Patrick J. O'Hare
Chief Market Analyst
Patrick J. O'Hare - Chief Market Analyst

Patrick has been with Briefing.com since 1997 and authors the Page One, The Big Picture, Fed Brief, and Market View columns. He also provides commentary on Live In Play.

Every Tuesday morning he is a regular guest on KDOW's The Rob Black Show. He is quoted regularly in the financial press and has also appeared on CBS Radio, CNBC, CNN International, Fox Business Network, and PBS’ Nightly Business Report.

A graduate of Vanderbilt University, Patrick is located in Chicago and can be reached at pohare@briefing.com.

Get the inside scoop on Patrick J. O'Hare. This expert spotlight features:
•   Q&A
•   Patrick Featured in the Media

Q & A

Q: You’ve provided commentary and analysis for Briefing.com for nearly 17 years. What trends do you see in today’s market environment?

I didn’t know much when I started at Briefing.com in 1997, but I know more now having studied at the desk of on-the-job experience. It has been some tough and informative learning, too. I have worked through the inflation and the popping of the dot-com bubble, the Asian currency crisis, Long-Term Capital Management, 9/11, the war on terror, the inflation and popping of the housing bubble, the financial crisis of 2008, a literal crash in stock prices, the Great Recession, the eurozone debt crisis, the implementation of quantitative easing, the debt ceiling debacle, and one of the best bull markets on record.

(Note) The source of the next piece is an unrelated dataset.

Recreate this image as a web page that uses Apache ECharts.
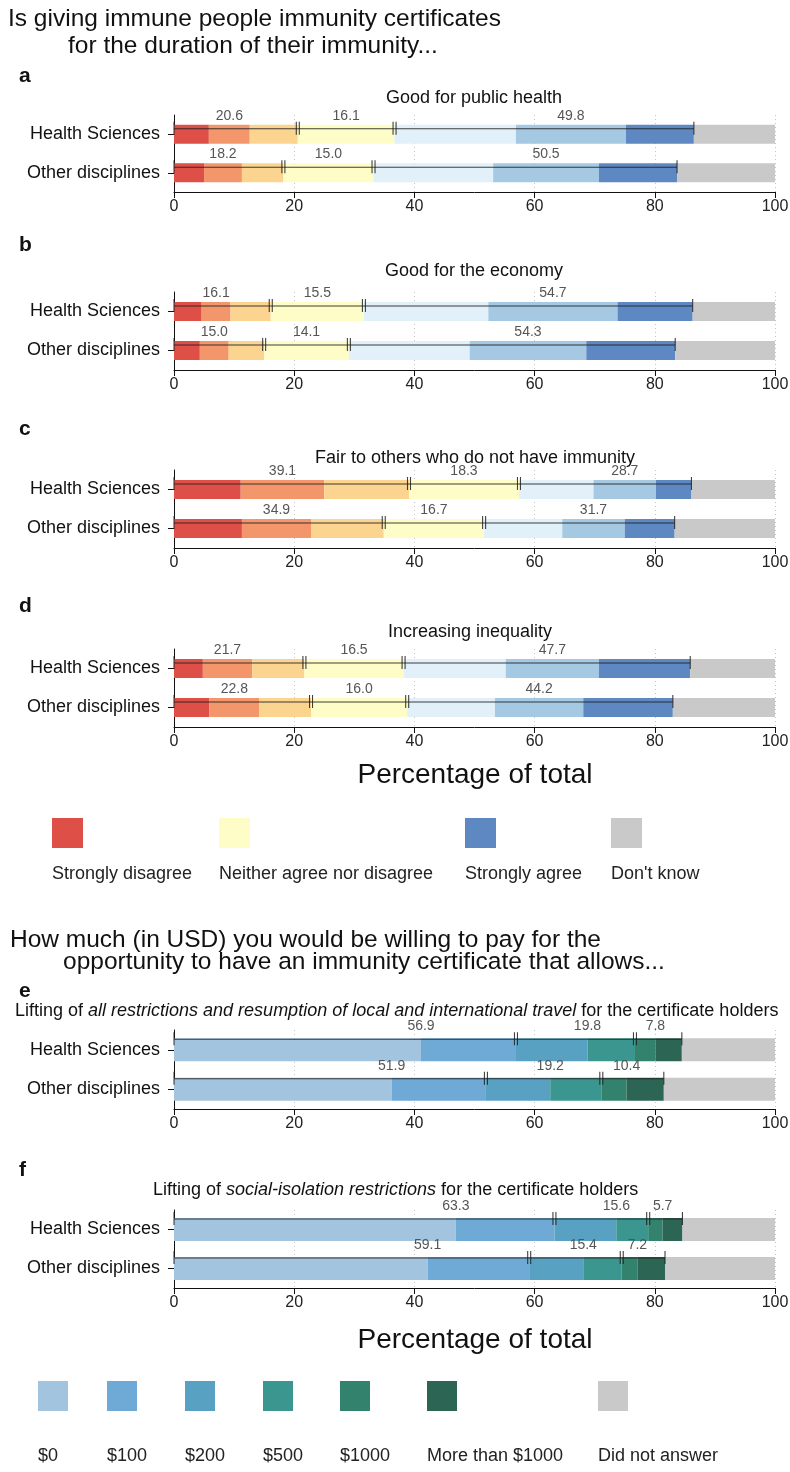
<!DOCTYPE html>
<html>
<head>
<meta charset="utf-8">
<script src="https://cdn.jsdelivr.net/npm/echarts@6/dist/echarts.min.js"></script>
<style>
  html, body { margin: 0; padding: 0; background: #fff; }
  #chart { width: 790px; height: 1472px; }
</style>
</head>
<body>
<div id="chart"></div>
<script>
// ---- data ----
var groups = ['Health Sciences', 'Other disciplines'];
var ticks = [0, 20, 40, 60, 80, 100];

var likertNames = ['Strongly disagree', 'Disagree', 'Somewhat disagree', 'Neither agree nor disagree',
  'Somewhat agree', 'Agree', 'Strongly agree', "Don't know"];
var payNames = ['$0', '$100', '$200', '$500', '$1000', 'More than $1000', 'Did not answer'];

// percentages per answer, Health Sciences / Other disciplines
var publicHealthHS = [5.8, 6.8, 8.0, 16.1, 20.2, 18.3, 11.3, 13.5];
var publicHealthOD = [5.0, 6.3, 6.9, 15.0, 19.9, 17.6, 13.0, 16.3];
var economyHS = [4.6, 4.8, 6.7, 15.5, 20.7, 21.5, 12.5, 13.7];
var economyOD = [4.3, 4.8, 5.9, 14.1, 20.1, 19.4, 14.8, 16.6];
var fairHS = [11.1, 13.9, 14.1, 18.3, 12.4, 10.4, 5.9, 13.9];
var fairOD = [11.3, 11.5, 12.1, 16.7, 13.0, 10.4, 8.3, 16.7];
var inequalityHS = [4.8, 8.2, 8.7, 16.5, 17.0, 15.5, 15.2, 14.1];
var inequalityOD = [5.9, 8.3, 8.6, 16.0, 14.6, 14.7, 14.9, 17.0];

var travelHS = [41.1, 15.8, 11.9, 7.9, 3.4, 4.4, 15.5];
var travelOD = [36.2, 15.7, 10.7, 8.5, 4.2, 6.2, 18.5];
var isolationHS = [46.9, 16.4, 10.3, 5.3, 2.4, 3.3, 15.4];
var isolationOD = [42.2, 16.9, 9.0, 6.4, 2.6, 4.6, 18.3];

// which answers are summed into a bracket
var likertGroups = [[0, 1, 2], [3], [4, 5, 6]];
var payGroups = [[0, 1], [2, 3], [4, 5]];

var likertColors = ['#de4f48', '#f4966b', '#fbd48f', '#fefdc8', '#e2f0f9', '#a5c9e3', '#5e88c2', '#c9c9c9'];
var payColors = ['#a3c4df', '#6eaad5', '#58a1c2', '#3a968f', '#33826d', '#2c6553', '#c9c9c9'];

var FONT = 'Liberation Sans, Arial, sans-serif';

// panel layout: top of plot, plot height, bar width
var panels = [
  {hs: publicHealthHS, od: publicHealthOD, names: likertNames, colors: likertColors, groups: likertGroups, top: 115, h: 77, bar: 19, lineOff: 4},
  {hs: economyHS, od: economyOD, names: likertNames, colors: likertColors, groups: likertGroups, top: 292, h: 78, bar: 19, lineOff: 4},
  {hs: fairHS, od: fairOD, names: likertNames, colors: likertColors, groups: likertGroups, top: 470, h: 78, bar: 19, lineOff: 4},
  {hs: inequalityHS, od: inequalityOD, names: likertNames, colors: likertColors, groups: likertGroups, top: 649, h: 78, bar: 19, lineOff: 4},
  {hs: travelHS, od: travelOD, names: payNames, colors: payColors, groups: payGroups, top: 1030, h: 79, bar: 23, lineOff: 1},
  {hs: isolationHS, od: isolationOD, names: payNames, colors: payColors, groups: payGroups, top: 1210, h: 78, bar: 23, lineOff: 1}
];

var grids = [], xAxes = [], yAxes = [], series = [];

function bracketData(row, vals, grp) {
  var cum = [0];
  vals.forEach(function (v, i) { cum.push(cum[i] + v); });
  return grp.map(function (g, k) {
    var start = cum[g[0]], end = cum[g[g.length - 1] + 1], lx;
    if (g.length % 2 === 1) {
      var m = g[(g.length - 1) / 2];
      lx = (cum[m] + cum[m + 1]) / 2;
    } else {
      lx = cum[g[g.length / 2]];
    }
    return [row, start, end, lx, end - start, k === 0 ? 1 : 0, k === grp.length - 1 ? 1 : 0];
  });
}

panels.forEach(function (p, idx) {
  grids.push({left: 174, right: 15, top: p.top, height: p.h, outerBoundsMode: 'none'});
  xAxes.push({
    gridIndex: idx, type: 'value', min: ticks[0], max: ticks[ticks.length - 1], interval: 20,
    axisLine: {show: true, lineStyle: {color: '#111', width: 1}},
    axisTick: {show: true, length: 6, lineStyle: {color: '#111'}},
    axisLabel: {fontSize: 16, color: '#222', margin: 7, fontFamily: FONT},
    splitLine: {show: true, lineStyle: {color: '#c4c4c4', type: [1, 3]}}
  });
  yAxes.push({
    gridIndex: idx, type: 'category', data: groups, inverse: true,
    axisLine: {show: true, lineStyle: {color: '#111', width: 1}},
    axisTick: {show: true, alignWithLabel: true, length: 6, lineStyle: {color: '#111'}},
    axisLabel: {fontSize: 18, color: '#111', margin: 14, fontFamily: FONT}
  });
  p.names.forEach(function (n, i) {
    series.push({
      type: 'bar', name: n, stack: 'p' + idx, xAxisIndex: idx, yAxisIndex: idx,
      barWidth: p.bar, silent: true, itemStyle: {color: p.colors[i]},
      data: [p.hs[i], p.od[i]]
    });
  });
  var bw = p.bar, off = p.lineOff;
  series.push({
    type: 'custom', xAxisIndex: idx, yAxisIndex: idx, z: 5, silent: true,
    encode: {x: [1, 2], y: 0},
    data: bracketData(0, p.hs, p.groups).concat(bracketData(1, p.od, p.groups)),
    renderItem: function (params, api) {
      var row = api.value(0);
      var s = api.coord([api.value(1), row]);
      var e = api.coord([api.value(2), row]);
      var l = api.coord([api.value(3), row]);
      var y = s[1] - bw / 2 + off;
      var sx = api.value(5) ? s[0] : s[0] + 1.5;
      var ex = api.value(6) ? e[0] : e[0] - 1.5;
      var st = {stroke: 'rgba(30,30,30,0.85)', lineWidth: 1.1};
      return {
        type: 'group',
        children: [
          {type: 'line', shape: {x1: s[0], y1: y, x2: e[0], y2: y}, style: st},
          {type: 'line', shape: {x1: sx, y1: y - 7, x2: sx, y2: y + 6}, style: st},
          {type: 'line', shape: {x1: ex, y1: y - 7, x2: ex, y2: y + 6}, style: st},
          {type: 'text', x: l[0], y: y - 13,
            style: {text: Number(api.value(4)).toFixed(1), align: 'center', verticalAlign: 'middle',
              fill: '#555', fontSize: 14, fontFamily: FONT}}
        ]
      };
    }
  });
});

// ---- text and legends ----
var graphics = [];
function txt(x, y, text, size, opt) {
  opt = opt || {};
  graphics.push({
    type: 'text', x: x, y: y, silent: true,
    style: {
      text: text, fontSize: size, fontFamily: FONT, fill: opt.fill || '#111',
      fontWeight: opt.bold ? 'bold' : 'normal', align: opt.align || 'left',
      verticalAlign: 'middle', rich: opt.rich
    }
  });
}

txt(8, 19, 'Is giving immune people immunity certificates', 24.5);
txt(68, 46, 'for the duration of their immunity...', 24.5);
txt(19, 76, 'a', 21, {bold: true});
txt(474, 98, 'Good for public health', 18, {align: 'center'});
txt(19, 245, 'b', 21, {bold: true});
txt(474, 271, 'Good for the economy', 18, {align: 'center'});
txt(19, 429, 'c', 21, {bold: true});
txt(475, 458, 'Fair to others who do not have immunity', 18, {align: 'center'});
txt(19, 606, 'd', 21, {bold: true});
txt(470, 632, 'Increasing inequality', 18, {align: 'center'});
txt(475, 775, 'Percentage of total', 28, {align: 'center'});

var likertLegend = [0, 3, 6, 7];
var likertLegendX = [52, 219, 465, 611];
likertLegend.forEach(function (k, i) {
  graphics.push({type: 'rect', silent: true, shape: {x: likertLegendX[i], y: 818, width: 31, height: 30},
    style: {fill: likertColors[k]}});
  txt(likertLegendX[i], 874, likertNames[k], 18, {fill: '#222'});
});

txt(10, 940, 'How much (in USD) you would be willing to pay for the', 24.5);
txt(63, 962, 'opportunity to have an immunity certificate that allows...', 24.5);
txt(19, 991, 'e', 21, {bold: true});
var richI = {i: {fontStyle: 'italic', fontSize: 18, fontFamily: FONT, fill: '#111'},
  n: {fontSize: 18, fontFamily: FONT, fill: '#111'}};
txt(15, 1011, '{n|Lifting of }{i|all restrictions and resumption of local and international travel}{n| for the certificate holders}', 18, {rich: richI});
txt(19, 1170, 'f', 21, {bold: true});
txt(153, 1190, '{n|Lifting of }{i|social-isolation restrictions}{n| for the certificate holders}', 18, {rich: richI});
txt(475, 1340, 'Percentage of total', 28, {align: 'center'});

var payLegendX = [38, 107, 185, 263, 340, 427, 598];
payNames.forEach(function (n, i) {
  graphics.push({type: 'rect', silent: true, shape: {x: payLegendX[i], y: 1381, width: 30, height: 30},
    style: {fill: payColors[i]}});
  txt(payLegendX[i], 1456, n, 18, {fill: '#222'});
});

var myChart = echarts.init(document.getElementById('chart'));
myChart.setOption({
  animation: false,
  backgroundColor: '#fff',
  grid: grids,
  xAxis: xAxes,
  yAxis: yAxes,
  series: series,
  graphic: graphics
});
</script>
</body>
</html>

I hesitate to say it, but normalcy isn’t a word that comes to mind when I think of my professional experience, unless of course one accepts that it is normal for the world – and the capital markets by extension -- to be a crazy place.

With that in mind, I’m seeing some craziness again within the stock market. Momentum investing has pushed a number of stocks to ridiculous valuation extremes, so much so that non-traditional valuation metrics, like the price-per user ratio for social media stocks, are being used to validate nosebleed stock prices. In turn, NYSE margin debt is at a record high as investors have used leverage in an effort to enhance returns in an environment of low rates and relatively low volatility. The potential for earnings has superseded actual earnings as a catalyst for investment in certain areas; and there is a general sense of complacency that nothing bad will happen.

These conditions are reminiscent of the conditions during the dot-com bubble. A key difference between now and then, however, is that the broader market has not hit bubble valuations – only certain industry groups and certain stocks have. Not surprisingly, we have seen many of them correct sharply in price already. That correction has led to a renewed appreciation for value investing that has been grounded in companies with balance sheet strength, earnings dependability, and free cash flow that is being deployed for dividend payments and share buybacks.

Other trends I see include an increase in IPOs and M&A activity, both of which are byproducts of a long-running bull market.
Q: The last half of 2013 bubbled with talk about how much better the US economy was going to get in 2014. Why can’t the economy achieve escape velocity?
The answer frankly lies in the money supply. The problem isn't that there is too little money. The problem is that there is too much money doing nothing or at least very little.

The bid to sustain 3.0%+ GDP growth is being foiled by a factor that has undercut the economy's growth potential since the recession ended. Specifically, money isn't turning over with animal spirits in anything other than the stock market.

(Note: The ratio for the velocity of money is derived by taking quarterly nominal GDP and dividing it by the quarterly average of M2 money stock.)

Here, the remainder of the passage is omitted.